- _RECORDS FOR THE EXERCISE_:

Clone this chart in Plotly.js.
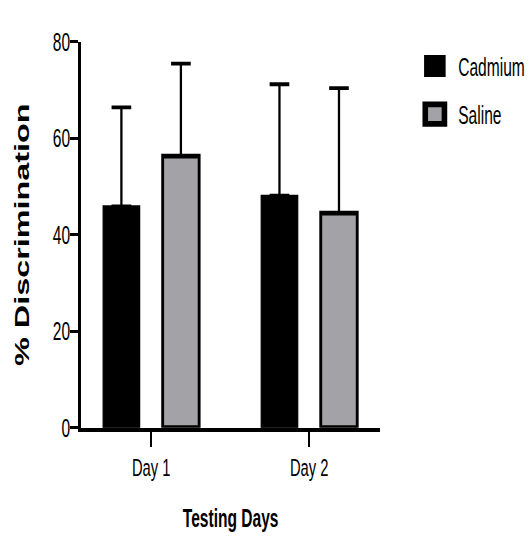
<!DOCTYPE html>
<html><head><meta charset="utf-8">
<script src="https://cdn.plot.ly/plotly-3.0.1.min.js"></script>
<style>
html,body{margin:0;padding:0;background:#fff;overflow:hidden}
#wrap{width:531px;height:541px;overflow:hidden;background:#fff}
#plot{width:648px;height:401px;transform:scale(0.8194,1.349);transform-origin:0 0}
</style></head>
<body><div id="wrap"><div id="plot"></div></div>
<script>
const days = ['Day 1', 'Day 2'];
const cadmiumMean = [45.9, 48.1];
const cadmiumSD = [20.5, 23.1];
const salineMean = [56.3, 44.5];
const salineSD = [19.2, 25.9];
const yTicks = [0, 20, 40, 60, 80];

const sans = "'Liberation Sans', Arial, sans-serif";

const traces = [
  {
    type: 'bar', name: 'Cadmium', x: days, y: cadmiumMean, legendgroup: 'c',
    marker: {color: '#000000', line: {color: '#000000', width: 1.5}},
    error_y: {type: 'data', symmetric: false, array: cadmiumSD, arrayminus: [0, 0],
              color: '#000000', thickness: 2.8, width: 12}
  },
  {
    type: 'bar', name: 'Saline', x: days, y: salineMean, legendgroup: 's',
    marker: {color: '#a3a2a7', line: {color: '#000000', width: 3.5}},
    error_y: {type: 'data', symmetric: false, array: salineSD, arrayminus: [0, 0],
              color: '#000000', thickness: 2.8, width: 12}
  }
];

const layout = {
  width: 648, height: 401,
  margin: {l: 99, r: 184, t: 31, b: 84},
  barmode: 'group', bargap: 0.247, bargroupgap: 0.387,
  paper_bgcolor: '#ffffff', plot_bgcolor: '#ffffff',
  showlegend: true,
  legend: {
    xref: 'container', yref: 'container', x: 0.775, y: 0.925,
    xanchor: 'left', yanchor: 'top', itemwidth: 47,
    font: {family: sans, size: 19, color: '#000'},
    tracegroupgap: 8, bgcolor: 'rgba(0,0,0,0)'
  },
  xaxis: {
    type: 'category', range: [-0.443, 1.449],
    showline: true, linewidth: 3, linecolor: '#000',
    ticks: 'outside', ticklen: 11, tickwidth: 2.4, tickcolor: '#000',
    tickfont: {family: sans, size: 18, color: '#000'},
    showgrid: false, zeroline: false,
    title: {text: 'Testing Days', standoff: 22,
            font: {family: sans, size: 19, color: '#000', weight: 'bold'}}
  },
  yaxis: {
    range: [0, 80], tickvals: yTicks, ticktext: yTicks.map(String),
    showline: true, linewidth: 3.6, linecolor: '#000',
    ticks: 'outside', ticklen: 10, tickwidth: 2.2, tickcolor: '#000',
    ticklabelstandoff: -4,
    tickfont: {family: sans, size: 19, color: '#000'},
    showgrid: false, zeroline: false,
    title: {text: '% Discrimination', standoff: 23,
            font: {family: sans, size: 24, color: '#000', weight: 'bold'}}
  }
};

Plotly.newPlot('plot', traces, layout, {staticPlot: true, displayModeBar: false}).then(function (gd) {
  // enlarge the legend swatches to match the reference key squares
  gd.querySelectorAll('.legend .legendpoints path').forEach(function (p) {
    var t = p.getAttribute('transform') || '';
    p.setAttribute('transform', t + ' scale(1.95,1.2)');
  });
});
</script>
</body></html>
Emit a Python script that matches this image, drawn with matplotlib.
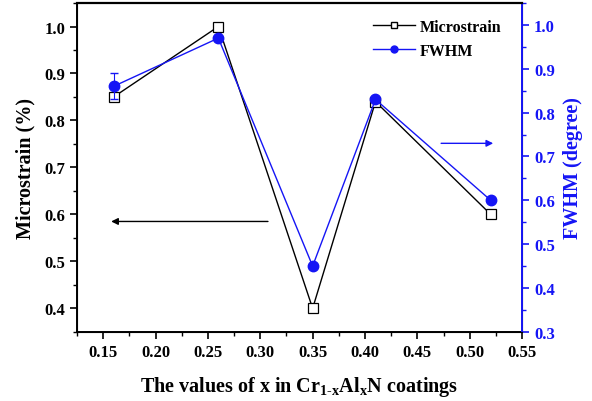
import matplotlib.pyplot as plt
from matplotlib.lines import Line2D
from matplotlib.ticker import MultipleLocator

plt.rcParams['font.family'] = ['Liberation Serif', 'DejaVu Serif']
plt.rcParams['font.weight'] = 'bold'
plt.rcParams['mathtext.fontset'] = 'custom'
plt.rcParams['mathtext.rm'] = 'Liberation Serif:bold'
plt.rcParams['mathtext.bf'] = 'Liberation Serif:bold'
plt.rcParams['mathtext.it'] = 'Liberation Serif:bold'

x_vals = [0.16, 0.26, 0.35, 0.41, 0.52]
microstrain = [0.85, 1.0, 0.40, 0.84, 0.60]
fwhm = [0.86, 0.97, 0.45, 0.83, 0.60]
fwhm_err = [0.03, 0.0, 0.0, 0.0, 0.0]

blue = '#1515f5'

fig, ax = plt.subplots(figsize=(5.92, 4.02), dpi=100)
fig.subplots_adjust(left=0.130, right=0.882, bottom=0.172, top=0.990)

ax.plot(x_vals, microstrain, color='black', lw=1.0, marker='s', ms=6.5,
        mfc='white', mec='black', mew=0.9, zorder=3)
ax2 = ax.twinx()
ax2.errorbar(x_vals, fwhm, yerr=fwhm_err, color=blue, lw=1.0, marker='o',
             ms=7.5, capsize=3, elinewidth=0.8, zorder=3)

ax.set_xlim(0.125, 0.55)
ax.set_ylim(0.35, 1.05)
ax2.set_ylim(0.30, 1.05)

xt = [0.15, 0.20, 0.25, 0.30, 0.35, 0.40, 0.45, 0.50, 0.55]
ax.set_xticks(xt)
ax.set_xticklabels(['%.2f' % v for v in xt])
ax.set_yticks([0.4, 0.5, 0.6, 0.7, 0.8, 0.9, 1.0])
ax2.set_yticks([0.3, 0.4, 0.5, 0.6, 0.7, 0.8, 0.9, 1.0])
ax.xaxis.set_minor_locator(MultipleLocator(0.025))
ax.yaxis.set_minor_locator(MultipleLocator(0.05))
ax2.yaxis.set_minor_locator(MultipleLocator(0.05))

ax.tick_params(axis='both', which='major', direction='out', length=5, width=1.2,
               labelsize=12, top=False, right=False)
ax.tick_params(axis='both', which='minor', direction='out', length=3, width=1.0)
ax2.tick_params(axis='y', which='major', direction='out', length=5, width=1.2,
                colors=blue, labelsize=12)
ax2.tick_params(axis='y', which='minor', direction='out', length=3, width=1.0, colors=blue)

for s in ['left', 'bottom', 'top']:
    ax.spines[s].set_linewidth(1.4)
ax2.spines['right'].set_color(blue)
ax2.spines['right'].set_linewidth(1.4)
ax2.spines['top'].set_linewidth(1.6)

ax.set_xlabel(r'The values of x in Cr$_{\text{1-x}}$Al$_{\text{x}}$N coatings',
              fontsize=14.5, fontweight='bold', labelpad=10)
ax.set_ylabel('Microstrain (%)', fontsize=14.5, fontweight='bold', labelpad=6)
ax2.set_ylabel('FWHM (degree)', fontsize=14.5, fontweight='bold', color=blue, labelpad=6)

ax.annotate('', xy=(0.155, 0.585), xytext=(0.31, 0.585),
            arrowprops=dict(arrowstyle='-|>', color='black', lw=1.0, mutation_scale=10))
ax2.annotate('', xy=(0.525, 0.73), xytext=(0.47, 0.73),
             arrowprops=dict(arrowstyle='-|>', color=blue, lw=1.0, mutation_scale=10))

h1 = Line2D([], [], color='black', lw=1.0, marker='s', ms=4.5, mfc='white', mec='black')
h2 = Line2D([], [], color=blue, lw=1.0, marker='o', ms=5)
ax2.legend([h1, h2], ['Microstrain', 'FWHM'], loc='upper right',
           bbox_to_anchor=(0.985, 0.995), frameon=False,
           handlelength=2.6, handletextpad=0.3, labelspacing=0.5,
           prop={'weight': 'bold', 'size': 11.5})

fig.savefig('out.png', dpi=100)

- _WHAT TO DO_:
Give the lines above again exactly, from the one containing "Emit a Python" to the one containing "from matplotlib.ticker import MultipleLocator", both included, but leave out the pictures.

- _FINISHED ANSWER_:
Emit a Python script that matches this image, drawn with matplotlib.
import matplotlib.pyplot as plt
from matplotlib.lines import Line2D
from matplotlib.ticker import MultipleLocator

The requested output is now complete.